RECORDED INFORMATION
====

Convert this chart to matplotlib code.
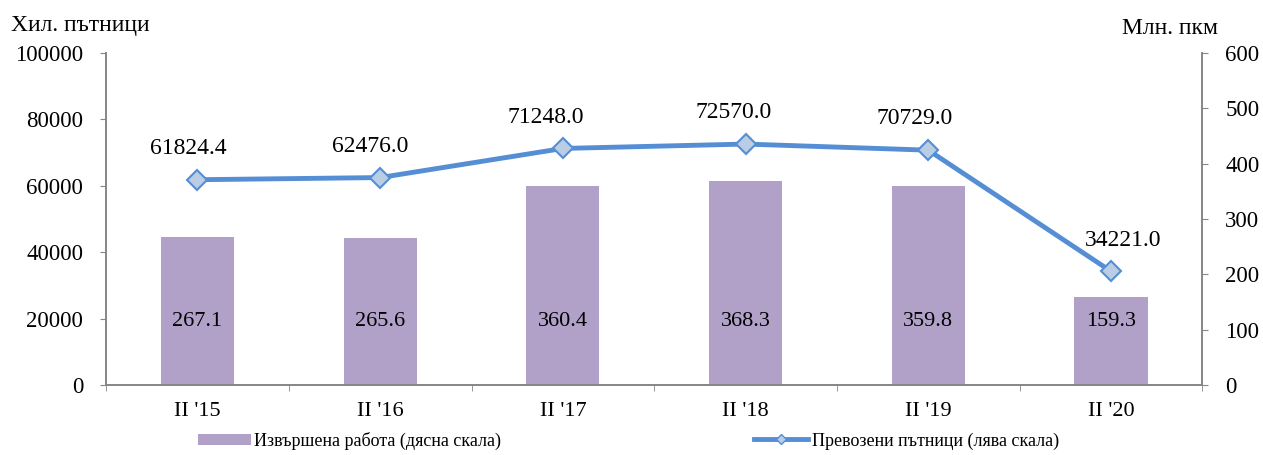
import matplotlib
matplotlib.use('Agg')
import matplotlib.pyplot as plt
from matplotlib.patches import Patch
from matplotlib.lines import Line2D
import numpy as np

# data
periods = ["II '15", "II '16", "II '17", "II '18", "II '19", "II '20"]
work_mln_pkm = [267.1, 265.6, 360.4, 368.3, 359.8, 159.3]
passengers_k = [61824.4, 62476.0, 71248.0, 72570.0, 70729.0, 34221.0]

# label nudges (points), as placed in the original
LABEL_DX = [-6.5, -7, -12, -8.5, -9.5, 8.5]

BAR_COLOR = '#B1A0C7'
LINE_COLOR = '#558ED5'
MARKER_FACE = '#B9CDE5'
SPINE_COLOR = '#868686'

plt.rcParams['font.family'] = ['Liberation Serif', 'DejaVu Serif']

fig = plt.figure(figsize=(12.63, 4.55), dpi=100)
ax = fig.add_axes([0.084, 0.154, 0.868, 0.7295])
ax2 = ax.twinx()

x = np.arange(len(periods))

# bars on the right scale
ax2.bar(x, work_mln_pkm, width=0.4, color=BAR_COLOR, zorder=1)
for xi, v in zip(x, work_mln_pkm):
    ax2.text(xi, 115, f'{v:.1f}', ha='center', va='center', fontsize=16)
ax2.set_ylim(0, 600)
ax2.set_yticks(np.arange(0, 601, 100))

# line on the left scale, drawn above the bars
ax.set_zorder(ax2.get_zorder() + 1)
ax.patch.set_visible(False)
ax.plot(x, passengers_k, color=LINE_COLOR, lw=3.5, marker='D', markersize=10,
        markerfacecolor=MARKER_FACE, markeredgecolor=LINE_COLOR, markeredgewidth=1.5,
        solid_capstyle='round', zorder=3)
for xi, v, dx in zip(x, passengers_k, LABEL_DX):
    ax.annotate(f'{v:.1f}', (xi, v), xytext=(dx, 22.5), textcoords='offset points',
                ha='center', va='center', fontsize=17)
ax.set_ylim(0, 100000)
ax.set_yticks(np.arange(0, 100001, 20000))
ax.set_xlim(-0.5, 5.5)
ax.set_xticks(x)
ax.set_xticklabels(periods)
ax.set_xticks(np.arange(-0.5, 6, 1), minor=True)
ax.tick_params(axis='x', which='major', length=0, pad=12, labelsize=16)
ax.tick_params(axis='x', which='minor', length=4.5, color=SPINE_COLOR, direction='out')
ax.tick_params(axis='y', length=4.5, color=SPINE_COLOR, labelsize=16.5, pad=12)
ax2.tick_params(axis='y', length=4.5, color=SPINE_COLOR, labelsize=16.5, pad=12)

for a in (ax, ax2):
    a.spines['top'].set_visible(False)
    for s in ('left', 'right', 'bottom'):
        a.spines[s].set_color(SPINE_COLOR)
        a.spines[s].set_linewidth(1.2)

fig.text(0.009, 0.945, 'Хил. пътници', fontsize=17, ha='left', va='center')
fig.text(0.964, 0.938, 'Млн. пкм', fontsize=17, ha='right', va='center')

# legend
h1 = Patch(facecolor=BAR_COLOR, edgecolor='none')
h2 = Line2D([], [], color=LINE_COLOR, lw=3.5, marker='D', markersize=5,
            markerfacecolor=MARKER_FACE, markeredgecolor=LINE_COLOR)
fig.legend([h1], ['Извършена работа (дясна скала)'], loc='center left',
           bbox_to_anchor=(0.150, 0.031), frameon=False, fontsize=13, borderpad=0,
           handlelength=2.9, handleheight=0.6, handletextpad=0.2)
fig.legend([h2], ['Превозени пътници (лява скала)'], loc='center left',
           bbox_to_anchor=(0.590, 0.031), frameon=False, fontsize=13, borderpad=0,
           handlelength=3.0, handletextpad=0.2)

fig.savefig('out.png', dpi=100)
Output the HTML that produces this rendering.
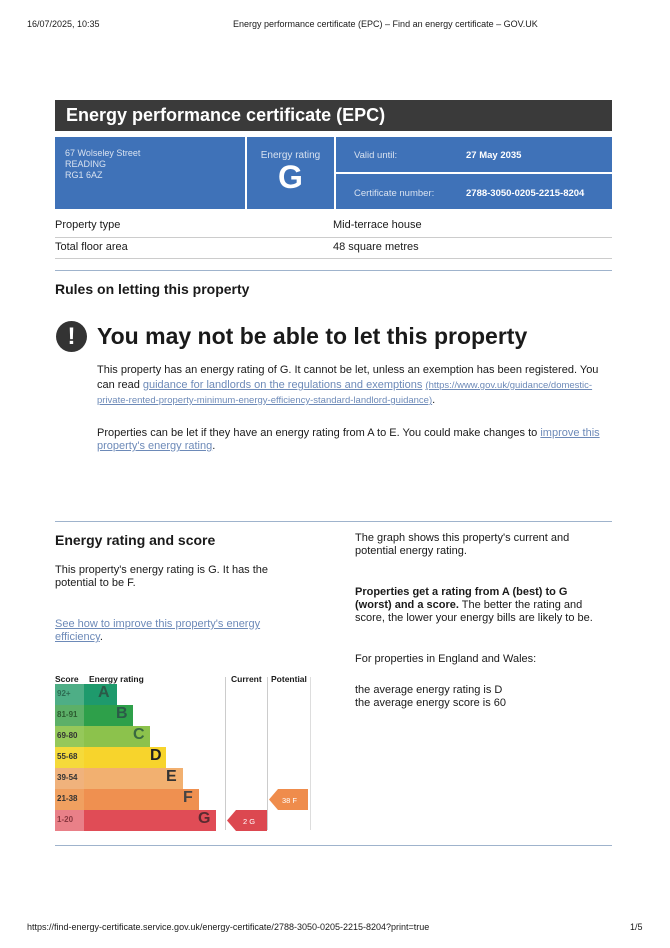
<!DOCTYPE html>
<html><head><meta charset="utf-8"><style>
body{margin:0;width:670px;height:948px;background:#fff;font-family:"Liberation Sans",sans-serif;color:#1a1a1a;position:relative;overflow:hidden}
.a{position:absolute;white-space:nowrap}
.t{font-size:11px;line-height:13px}
.lk{color:#6d8ab8;text-decoration:underline}
.row{position:absolute;height:20.9px}
</style></head><body>
<div class="a" style="left:27px;top:19px;font-size:9px">16/07/2025, 10:35</div>
<div class="a" style="left:233px;top:19px;font-size:9px">Energy performance certificate (EPC) – Find an energy certificate – GOV.UK</div>

<div class="a" style="left:55px;top:100px;width:557px;height:31px;background:#3a3a3a"></div>
<div class="a" style="left:66px;top:105px;font-size:18px;font-weight:bold;color:#fff">Energy performance certificate (EPC)</div>

<div class="a" style="left:55px;top:137px;width:190px;height:72px;background:#3f72b8"></div>
<div class="a" style="left:65px;top:148px;font-size:9px;line-height:11px;color:#d8e2f0">67 Wolseley Street<br>READING<br>RG1 6AZ</div>
<div class="a" style="left:247px;top:137px;width:87px;height:72px;background:#3f72b8"></div>
<div class="a" style="left:247px;top:150px;width:87px;text-align:center;font-size:10px;color:#d8e2f0">Energy rating</div>
<div class="a" style="left:247px;top:159px;width:87px;text-align:center;font-size:32px;font-weight:bold;color:#fff">G</div>
<div class="a" style="left:336px;top:137px;width:276px;height:35px;background:#3f72b8"></div>
<div class="a" style="left:336px;top:174px;width:276px;height:35px;background:#3f72b8"></div>
<div class="a" style="left:354px;top:150px;font-size:9.5px;color:#d8e2f0">Valid until:</div>
<div class="a" style="left:466px;top:150px;font-size:9.5px;font-weight:bold;color:#fff">27 May 2035</div>
<div class="a" style="left:354px;top:188px;font-size:9.5px;color:#d8e2f0">Certificate number:</div>
<div class="a" style="left:466px;top:188px;font-size:9.5px;font-weight:bold;color:#fff">2788-3050-0205-2215-8204</div>

<div class="a t" style="left:55px;top:219px">Property type</div>
<div class="a t" style="left:333px;top:219px">Mid-terrace house</div>
<div class="a" style="left:55px;top:237px;width:557px;height:1px;background:#ccc"></div>
<div class="a t" style="left:55px;top:241px">Total floor area</div>
<div class="a t" style="left:333px;top:241px">48 square metres</div>
<div class="a" style="left:55px;top:258px;width:557px;height:1px;background:#ccc"></div>
<div class="a" style="left:55px;top:270px;width:557px;height:1px;background:#9fb3cc"></div>

<div class="a" style="left:55px;top:281px;font-size:14px;font-weight:bold">Rules on letting this property</div>
<div class="a" style="left:56px;top:321px;width:31px;height:31px;border-radius:50%;background:#333;color:#fff;text-align:center;font-size:24px;font-weight:bold;line-height:31px">!</div>
<div class="a" style="left:97px;top:323px;font-size:23px;font-weight:bold">You may not be able to let this property</div>
<div class="a t" style="left:97px;top:363px;line-height:15px">This property has an energy rating of G. It cannot be let, unless an exemption has been registered. You<br>can read <span class="lk">guidance for landlords on the regulations and exemptions</span> <span class="lk" style="font-size:9.5px">(https://www.gov.uk/guidance/domestic-</span><br><span class="lk" style="font-size:9.5px">private-rented-property-minimum-energy-efficiency-standard-landlord-guidance)</span>.</div>
<div class="a t" style="left:97px;top:427px">Properties can be let if they have an energy rating from A to E. You could make changes to <span class="lk">improve this</span><br><span class="lk">property's energy rating</span>.</div>

<div class="a" style="left:55px;top:521px;width:557px;height:1px;background:#9fb3cc"></div>
<div class="a" style="left:55px;top:532px;font-size:14px;font-weight:bold">Energy rating and score</div>
<div class="a t" style="left:55px;top:564px">This property's energy rating is G. It has the<br>potential to be F.</div>
<div class="a t" style="left:55px;top:618px"><span class="lk">See how to improve this property's energy</span><br><span class="lk">efficiency</span>.</div>
<div class="a t" style="left:355px;top:532px">The graph shows this property's current and<br>potential energy rating.</div>
<div class="a t" style="left:355px;top:586px"><b>Properties get a rating from A (best) to G<br>(worst) and a score.</b> The better the rating and<br>score, the lower your energy bills are likely to be.</div>
<div class="a t" style="left:355px;top:653px">For properties in England and Wales:</div>
<div class="a t" style="left:355px;top:684px">the average energy rating is D<br>the average energy score is 60</div>

<div class="a" style="left:55px;top:674px;font-size:8.5px;font-weight:bold">Score</div>
<div class="a" style="left:89px;top:674px;font-size:8.5px;font-weight:bold">Energy rating</div>
<div class="a" style="left:231px;top:674px;font-size:8.5px;font-weight:bold">Current</div>
<div class="a" style="left:271px;top:674px;font-size:8.5px;font-weight:bold">Potential</div>
<div class="a" style="left:225px;top:677px;width:1px;height:153px;background:#ccc"></div>
<div class="a" style="left:267px;top:677px;width:1px;height:153px;background:#ccc"></div>
<div class="a" style="left:310px;top:677px;width:1px;height:153px;background:#ddd"></div>

<div class="row" style="left:55px;top:684px;width:29px;background:#4eae86"></div><div class="row" style="left:84px;top:684px;width:33px;background:#1e9a6c"></div>
<div class="row" style="left:55px;top:705px;width:29px;background:#5cb068"></div><div class="row" style="left:84px;top:705px;width:49px;background:#2ea04a"></div>
<div class="row" style="left:55px;top:726px;width:29px;background:#95c85a"></div><div class="row" style="left:84px;top:726px;width:66px;background:#8cc24c"></div>
<div class="row" style="left:55px;top:747px;width:29px;background:#f5da3a"></div><div class="row" style="left:84px;top:747px;width:82px;background:#f7d42c"></div>
<div class="row" style="left:55px;top:768px;width:29px;background:#f0b27c"></div><div class="row" style="left:84px;top:768px;width:99px;background:#f2b070"></div>
<div class="row" style="left:55px;top:789px;width:29px;background:#f0a060"></div><div class="row" style="left:84px;top:789px;width:115px;background:#ef9050"></div>
<div class="row" style="left:55px;top:810px;width:29px;background:#e98088"></div><div class="row" style="left:84px;top:810px;width:132px;background:#e04c56"></div>

<div class="a" style="left:57px;top:689px;font-size:8px;color:#2d6b52;font-weight:bold">92+</div>
<div class="a" style="left:57px;top:710px;font-size:8px;color:#2d5b30;font-weight:bold">81-91</div>
<div class="a" style="left:57px;top:731px;font-size:8px;color:#333;font-weight:bold">69-80</div>
<div class="a" style="left:57px;top:752px;font-size:8px;color:#333;font-weight:bold">55-68</div>
<div class="a" style="left:57px;top:773px;font-size:8px;color:#333;font-weight:bold">39-54</div>
<div class="a" style="left:57px;top:794px;font-size:8px;color:#333;font-weight:bold">21-38</div>
<div class="a" style="left:57px;top:815px;font-size:8px;color:#8a3840;font-weight:bold">1-20</div>

<div class="a" style="left:98px;top:684px;font-size:16px;font-weight:bold;color:#2b5a48">A</div>
<div class="a" style="left:116px;top:705px;font-size:16px;font-weight:bold;color:#2b5a48">B</div>
<div class="a" style="left:133px;top:726px;font-size:16px;font-weight:bold;color:#3a6a40">C</div>
<div class="a" style="left:150px;top:747px;font-size:16px;font-weight:bold;color:#222">D</div>
<div class="a" style="left:166px;top:768px;font-size:16px;font-weight:bold;color:#333">E</div>
<div class="a" style="left:183px;top:789px;font-size:16px;font-weight:bold;color:#444">F</div>
<div class="a" style="left:198px;top:810px;font-size:16px;font-weight:bold;color:#5a2a30">G</div>

<svg class="a" style="left:227px;top:810px" width="40" height="21"><polygon points="0,10.5 9,0 40,0 40,21 9,21" fill="#dc4850"/><text x="16" y="14" font-size="7.5" fill="#fff" font-family="Liberation Sans">2 G</text></svg>
<svg class="a" style="left:269px;top:789px" width="39" height="21"><polygon points="0,10.5 9,0 39,0 39,21 9,21" fill="#ef8c4c"/><text x="13" y="14" font-size="7.5" fill="#fff" font-family="Liberation Sans">38 F</text></svg>

<div class="a" style="left:55px;top:845px;width:557px;height:1px;background:#9fb3cc"></div>
<div class="a" style="left:27px;top:922px;font-size:9px">https://find-energy-certificate.service.gov.uk/energy-certificate/2788-3050-0205-2215-8204?print=true</div>
<div class="a" style="left:630px;top:922px;font-size:9px">1/5</div>
</body></html>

====

REQUEST
Extract, without any images, the part of the material above that opens with the line containing "Output the HTML that produces this rendering." and closes with the line containing "certificate – GOV.UK</div>", both lines included.

ANSWER TO THE TASK
Output the HTML that produces this rendering.
<!DOCTYPE html>
<html><head><meta charset="utf-8"><style>
body{margin:0;width:670px;height:948px;background:#fff;font-family:"Liberation Sans",sans-serif;color:#1a1a1a;position:relative;overflow:hidden}
.a{position:absolute;white-space:nowrap}
.t{font-size:11px;line-height:13px}
.lk{color:#6d8ab8;text-decoration:underline}
.row{position:absolute;height:20.9px}
</style></head><body>
<div class="a" style="left:27px;top:19px;font-size:9px">16/07/2025, 10:35</div>
<div class="a" style="left:233px;top:19px;font-size:9px">Energy performance certificate (EPC) – Find an energy certificate – GOV.UK</div>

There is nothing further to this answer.